To do:
Carry none of the pictures over; set down the material below exactly.

Supplied information:
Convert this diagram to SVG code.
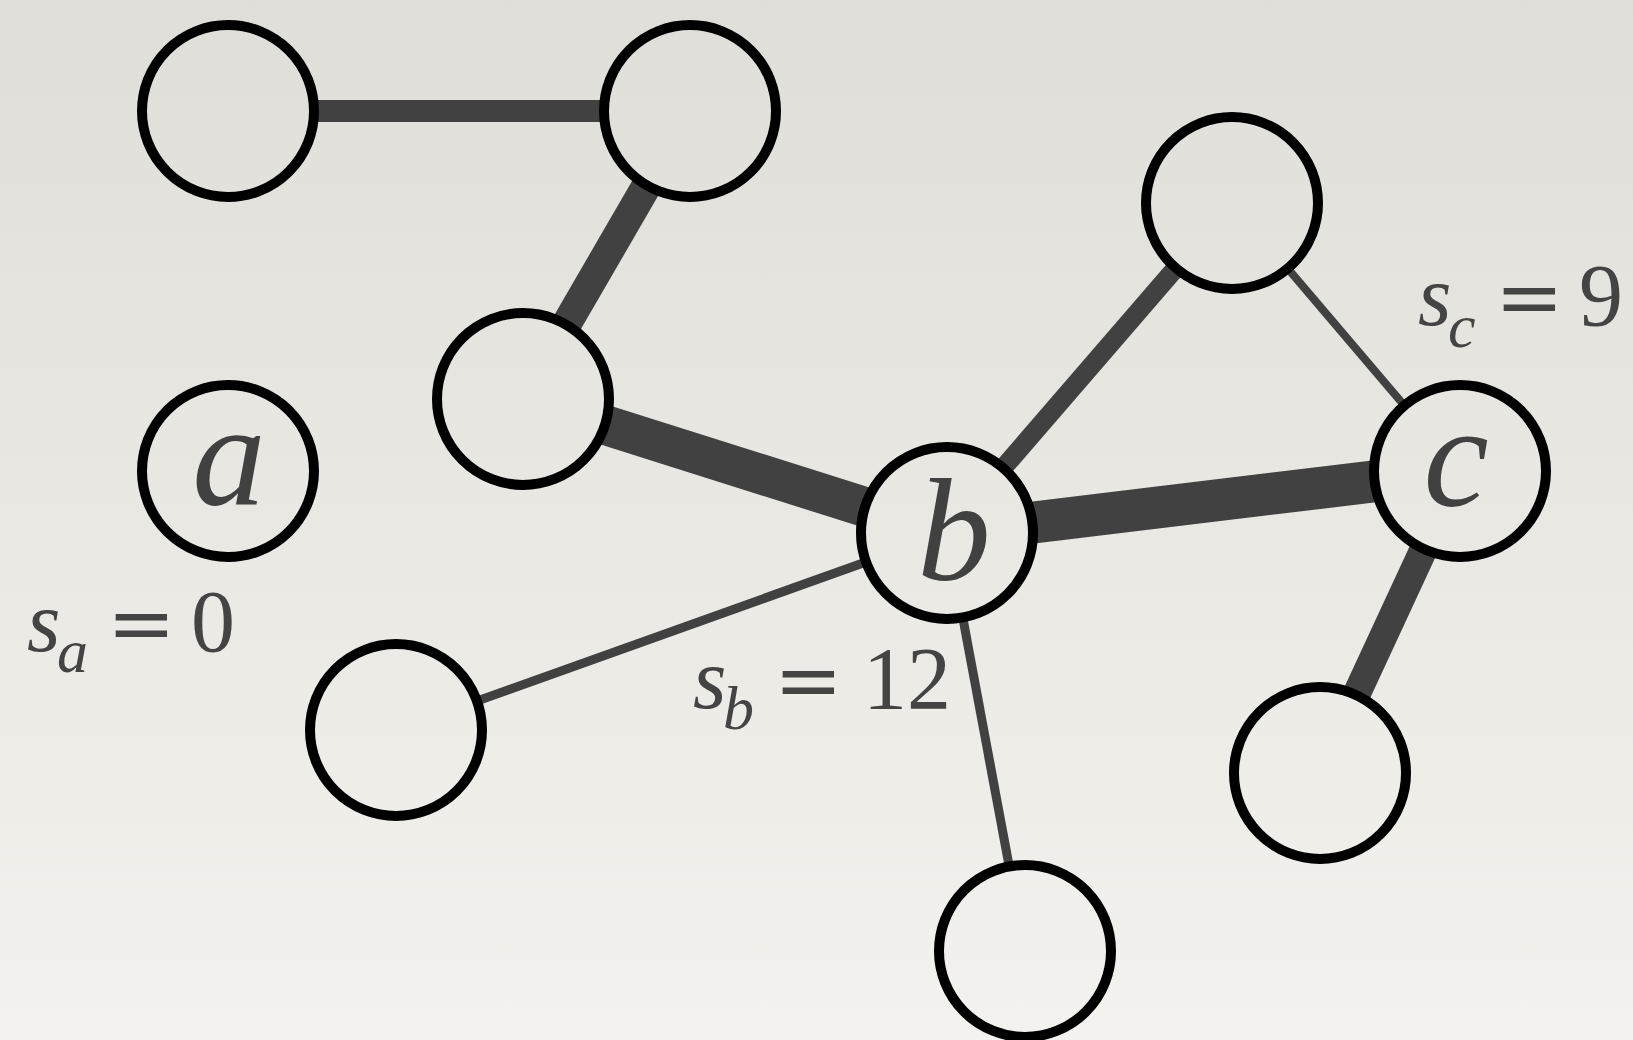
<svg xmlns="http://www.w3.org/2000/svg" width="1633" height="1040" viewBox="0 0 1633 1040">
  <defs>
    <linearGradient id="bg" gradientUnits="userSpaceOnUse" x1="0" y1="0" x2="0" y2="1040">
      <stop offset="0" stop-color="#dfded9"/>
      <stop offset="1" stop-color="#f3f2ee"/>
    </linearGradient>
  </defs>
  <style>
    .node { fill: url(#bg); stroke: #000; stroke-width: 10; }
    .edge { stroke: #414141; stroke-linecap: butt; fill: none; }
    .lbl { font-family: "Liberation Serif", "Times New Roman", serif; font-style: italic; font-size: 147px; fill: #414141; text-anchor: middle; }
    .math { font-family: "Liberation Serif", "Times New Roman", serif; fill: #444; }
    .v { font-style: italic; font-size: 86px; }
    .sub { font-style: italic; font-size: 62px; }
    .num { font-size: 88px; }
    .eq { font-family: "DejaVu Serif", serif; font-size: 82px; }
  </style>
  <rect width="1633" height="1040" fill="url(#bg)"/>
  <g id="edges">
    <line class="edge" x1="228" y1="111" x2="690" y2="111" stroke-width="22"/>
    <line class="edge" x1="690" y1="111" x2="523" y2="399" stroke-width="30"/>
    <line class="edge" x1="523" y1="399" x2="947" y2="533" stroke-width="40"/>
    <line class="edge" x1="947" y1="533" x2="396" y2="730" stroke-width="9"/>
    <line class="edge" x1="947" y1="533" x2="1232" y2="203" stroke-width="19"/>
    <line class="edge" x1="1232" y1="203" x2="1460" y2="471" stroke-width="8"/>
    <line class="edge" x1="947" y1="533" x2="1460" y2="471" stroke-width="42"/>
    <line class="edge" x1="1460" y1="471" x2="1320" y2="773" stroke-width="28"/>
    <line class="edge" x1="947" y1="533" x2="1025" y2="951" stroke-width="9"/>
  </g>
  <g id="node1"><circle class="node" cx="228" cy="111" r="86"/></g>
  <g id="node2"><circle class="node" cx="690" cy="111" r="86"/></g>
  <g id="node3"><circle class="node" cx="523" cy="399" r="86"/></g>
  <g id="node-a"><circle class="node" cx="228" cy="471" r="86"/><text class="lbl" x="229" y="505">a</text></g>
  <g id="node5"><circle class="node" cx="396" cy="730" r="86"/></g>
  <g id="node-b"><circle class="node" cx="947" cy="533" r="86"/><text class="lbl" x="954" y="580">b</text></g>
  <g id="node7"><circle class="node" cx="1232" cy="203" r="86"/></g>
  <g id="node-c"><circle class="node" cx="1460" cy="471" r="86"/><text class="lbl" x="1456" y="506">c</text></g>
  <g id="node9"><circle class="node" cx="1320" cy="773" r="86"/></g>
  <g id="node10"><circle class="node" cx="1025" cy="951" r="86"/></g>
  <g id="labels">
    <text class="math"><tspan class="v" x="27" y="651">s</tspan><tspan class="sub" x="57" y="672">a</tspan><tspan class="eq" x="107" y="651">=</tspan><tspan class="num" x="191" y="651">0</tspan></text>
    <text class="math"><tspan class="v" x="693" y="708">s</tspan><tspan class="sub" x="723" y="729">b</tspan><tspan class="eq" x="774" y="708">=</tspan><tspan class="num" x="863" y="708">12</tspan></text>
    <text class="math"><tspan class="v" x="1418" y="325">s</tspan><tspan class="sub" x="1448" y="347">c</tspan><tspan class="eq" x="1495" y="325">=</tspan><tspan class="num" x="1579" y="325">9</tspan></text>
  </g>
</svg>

Result for this task:
Convert this diagram to SVG code.
<svg xmlns="http://www.w3.org/2000/svg" width="1633" height="1040" viewBox="0 0 1633 1040">
  <defs>
    <linearGradient id="bg" gradientUnits="userSpaceOnUse" x1="0" y1="0" x2="0" y2="1040">
      <stop offset="0" stop-color="#dfded9"/>
      <stop offset="1" stop-color="#f3f2ee"/>
    </linearGradient>
  </defs>
  <style>
    .node { fill: url(#bg); stroke: #000; stroke-width: 10; }
    .edge { stroke: #414141; stroke-linecap: butt; fill: none; }
    .lbl { font-family: "Liberation Serif", "Times New Roman", serif; font-style: italic; font-size: 147px; fill: #414141; text-anchor: middle; }
    .math { font-family: "Liberation Serif", "Times New Roman", serif; fill: #444; }
    .v { font-style: italic; font-size: 86px; }
    .sub { font-style: italic; font-size: 62px; }
    .num { font-size: 88px; }
    .eq { font-family: "DejaVu Serif", serif; font-size: 82px; }
  </style>
  <rect width="1633" height="1040" fill="url(#bg)"/>
  <g id="edges">
    <line class="edge" x1="228" y1="111" x2="690" y2="111" stroke-width="22"/>
    <line class="edge" x1="690" y1="111" x2="523" y2="399" stroke-width="30"/>
    <line class="edge" x1="523" y1="399" x2="947" y2="533" stroke-width="40"/>
    <line class="edge" x1="947" y1="533" x2="396" y2="730" stroke-width="9"/>
    <line class="edge" x1="947" y1="533" x2="1232" y2="203" stroke-width="19"/>
    <line class="edge" x1="1232" y1="203" x2="1460" y2="471" stroke-width="8"/>
    <line class="edge" x1="947" y1="533" x2="1460" y2="471" stroke-width="42"/>
    <line class="edge" x1="1460" y1="471" x2="1320" y2="773" stroke-width="28"/>
    <line class="edge" x1="947" y1="533" x2="1025" y2="951" stroke-width="9"/>
  </g>
  <g id="node1"><circle class="node" cx="228" cy="111" r="86"/></g>
  <g id="node2"><circle class="node" cx="690" cy="111" r="86"/></g>
  <g id="node3"><circle class="node" cx="523" cy="399" r="86"/></g>
  <g id="node-a"><circle class="node" cx="228" cy="471" r="86"/><text class="lbl" x="229" y="505">a</text></g>
  <g id="node5"><circle class="node" cx="396" cy="730" r="86"/></g>
  <g id="node-b"><circle class="node" cx="947" cy="533" r="86"/><text class="lbl" x="954" y="580">b</text></g>
  <g id="node7"><circle class="node" cx="1232" cy="203" r="86"/></g>
  <g id="node-c"><circle class="node" cx="1460" cy="471" r="86"/><text class="lbl" x="1456" y="506">c</text></g>
  <g id="node9"><circle class="node" cx="1320" cy="773" r="86"/></g>
  <g id="node10"><circle class="node" cx="1025" cy="951" r="86"/></g>
  <g id="labels">
    <text class="math"><tspan class="v" x="27" y="651">s</tspan><tspan class="sub" x="57" y="672">a</tspan><tspan class="eq" x="107" y="651">=</tspan><tspan class="num" x="191" y="651">0</tspan></text>
    <text class="math"><tspan class="v" x="693" y="708">s</tspan><tspan class="sub" x="723" y="729">b</tspan><tspan class="eq" x="774" y="708">=</tspan><tspan class="num" x="863" y="708">12</tspan></text>
    <text class="math"><tspan class="v" x="1418" y="325">s</tspan><tspan class="sub" x="1448" y="347">c</tspan><tspan class="eq" x="1495" y="325">=</tspan><tspan class="num" x="1579" y="325">9</tspan></text>
  </g>
</svg>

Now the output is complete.